In those days customers were given my cell phone number to call if there ever was a problem. If the machine we had provided a customer had an issue, the customer would call me. Beyond this, I was flying to different parts of the world such as Poland, South Korea, Saudi Arabia, Mexico, most of the Canadian provinces and almost all of the States to provide support for the equipment we sold. I, in fact, had designed and built major portions of our corporation: I set up the accounting and the computer network and CAD stations, I designed the electrical engineering portion for the equipment we manufactured including the schematics and wiring design. I programmed P.L.C.s and SCADA systems. I managed a group of engineers (16) and dozens of customers. I welded, painted and wired machines. But, this wasn’t good enough for D. Somehow I was lacking in his eyes and this lack usually happened when the bottom line of the P & L took a hit and this due to a stagnant economy. It was then that D-. would often turn his verbal rants onto me.

Now, because I was married at the time of my business relationship, my relationships outside of work suffered: I was either on the phone with a customer or gone somewhere with a customer or simply brain dead after receiving the brunt of D-.’s economic panic attacks. After fourteen years of this I needed out. I didn’t care about the money or perks. I needed relief. So, I gave my notice.

After my decision, D-. came to my house begging me to stay on. I refused. I had had enough. I cut my ties with him and his abuse and the excessive workload strapped to my back.
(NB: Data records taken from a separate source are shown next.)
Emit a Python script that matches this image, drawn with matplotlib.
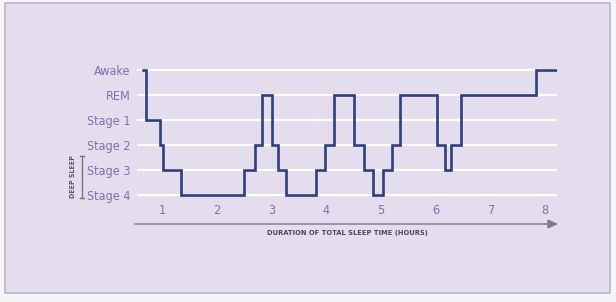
import matplotlib
matplotlib.use("Agg")
import matplotlib.pyplot as plt
from matplotlib.patches import Rectangle, FancyArrowPatch
from matplotlib.lines import Line2D

# ---- data ----
stage_labels = ["Stage 4", "Stage 3", "Stage 2", "Stage 1", "REM", "Awake"]
hour_ticks = [1, 2, 3, 4, 5, 6, 7, 8]
# times (hours) at which the stage changes, and the stage held from that time
change_times = [0.64, 0.70, 0.96, 1.02, 1.34, 2.50, 2.70, 2.83, 3.00, 3.11, 3.26,
                3.81, 3.98, 4.15, 4.51, 4.69, 4.86, 5.03, 5.20, 5.34, 6.03, 6.17,
                6.29, 6.46, 7.83, 8.20]
stages = ["Awake", "Stage 1", "Stage 2", "Stage 3", "Stage 4", "Stage 3",
          "Stage 2", "REM", "Stage 2", "Stage 3", "Stage 4", "Stage 3", "Stage 2",
          "REM", "Stage 2", "Stage 3", "Stage 4", "Stage 3", "Stage 2", "REM",
          "Stage 2", "Stage 3", "Stage 2", "REM", "Awake", "Awake"]
x_title = "DURATION OF TOTAL SLEEP TIME (HOURS)"
deep_label = "DEEP SLEEP"

# ---- style ----
BG = "#e4dded"
LINE = "#2f3f7c"
PURPLE = "#8a6cae"
GRAY = "#8c8894"
FONT = ["DejaVu Sans"]

W, H = 616, 302
fig = plt.figure(figsize=(W / 100, H / 100), dpi=100)
fig.patch.set_facecolor("#f5f4f7")
fig.patches.append(Rectangle((5 / W, 1 - 293 / H), 605 / W, 290 / H,
                             transform=fig.transFigure, facecolor=BG,
                             edgecolor="#b9b5bf", linewidth=1.2, zorder=-5))

x0, x1 = 0.53, 8.22
px0 = 107.6
pph = 54.67
left_px = px0 + pph * x0
right_px = px0 + pph * x1
ax = fig.add_axes([left_px / W, 1 - 200 / H, (right_px - left_px) / W, 135 / H])
ax.set_xlim(x0, x1)
ax.set_ylim(-0.2, 5.2)
ax.patch.set_visible(False)
for s in ax.spines.values():
    s.set_visible(False)

levels = {name: i for i, name in enumerate(stage_labels)}
yvals = [levels[s] for s in stages]

ax.hlines(range(len(stage_labels)), x0, x1, colors="white", linewidth=1.6, zorder=1)
ax.plot(change_times, yvals, drawstyle="steps-post", color=LINE, linewidth=1.9,
        zorder=3, solid_joinstyle="miter")

ax.set_yticks(range(len(stage_labels)))
ax.set_yticklabels(stage_labels)
ax.set_xticks(hour_ticks)
ax.set_xticklabels([str(h) for h in hour_ticks])
ax.tick_params(axis="both", length=0, colors=PURPLE, labelsize=9.1)
ax.tick_params(axis="y", pad=4.5)
ax.tick_params(axis="x", pad=3)
for lab in ax.get_xticklabels() + ax.get_yticklabels():
    lab.set_family(FONT)
    lab.set_stretch("condensed")
    lab.set_weight("normal")
    lab.set_color(PURPLE)

# arrow axis
ay = 1 - 224 / H
fig.add_artist(Line2D([135 / W, 550 / W], [ay, ay], transform=fig.transFigure,
                      color=GRAY, linewidth=1.2))
fig.add_artist(FancyArrowPatch(
    (545 / W, ay), (558 / W, ay), transform=fig.transFigure,
    arrowstyle="-|>,head_length=4,head_width=1.8", color="#7d7985", lw=1.0,
    shrinkA=0, shrinkB=0, mutation_scale=1.5))
fig.text(347 / W, 1 - 233 / H, x_title, ha="center", va="center", fontsize=5.4,
         color="#4b4857", family=FONT, fontweight="bold", fontstretch="condensed")

# deep sleep bracket
fig.text(73 / W, 1 - 177 / H, deep_label, rotation=90, ha="center", va="center",
         fontsize=5.0, color="#5a5664", family=FONT, fontweight="bold",
         fontstretch="condensed")
bx = 81.5 / W
fig.add_artist(Line2D([bx, bx], [1 - 156 / H, 1 - 198 / H], transform=fig.transFigure,
                      color="#77737f", linewidth=1.0))
for py in (156, 198):
    fig.add_artist(Line2D([bx - 2 / W, bx + 2 / W], [1 - py / H, 1 - py / H],
                          transform=fig.transFigure, color="#77737f", linewidth=1.0))

fig.savefig("out.png", dpi=100, facecolor=fig.get_facecolor())
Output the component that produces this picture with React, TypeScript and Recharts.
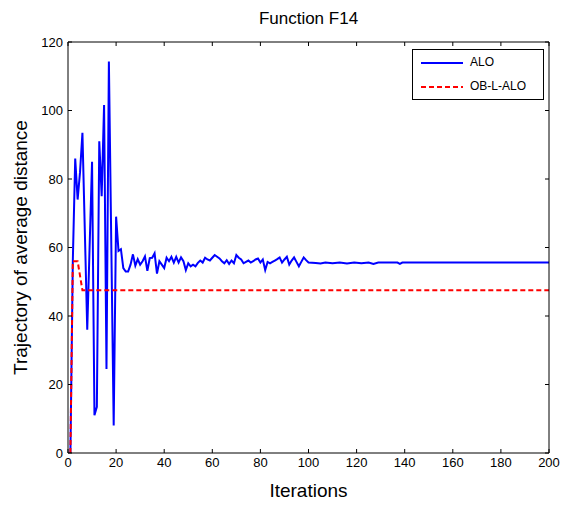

It took months to return to close to an even keel. (The sad irony for me: I had the exact same marital relationship as my business relationship with D. After leaving the egregious business situation for my spouse and kids (and for myself) and being out of work for some time, my spouse decides to separate and later divorce me. Even though I did everything for this person except bear children it still wasn’t enough. During our own tough economic times, the bottom line of our marriage P & L was written in red ink, in my spouse’s view.)

Well last night D-. was sitting next to me, nine years after my divorce from the partnership. I don’t know if he knew that I had re-gendered after my own divorce. He didn’t recognize me, it appeared. But, just in case, I turned and faced the entrance to the restaurant hoping to see a phantom friend enter the door.

The bartender never came back.  I halted a passing waitress and told her that I needed to pay and go. She took the money, gave me the change and I was out the door. Whew!

I didn’t get the Jambalaya I wanted so badly. It wasn’t on the menu. And, I didn’t want to stick around for the seafood gumbo. I sought food elsewhere (fish and chips to be exact) at the local Irish pub. A Green solution!

Presently, I have a job I love and a quiet, peaceful life. My loved ones still avoid, ignore and shun me because of my re-gendering and because I have left over anger from the whole terrible time of the business and the marriage. I am still recovering.

I hope to never, ever see D-. again. I became nauseous while he was sitting next to me last night. I certainly wouldn’t accept any payment to be around him, as before. I would, though, buy everyone at the pub a beer. A Green solution, all around!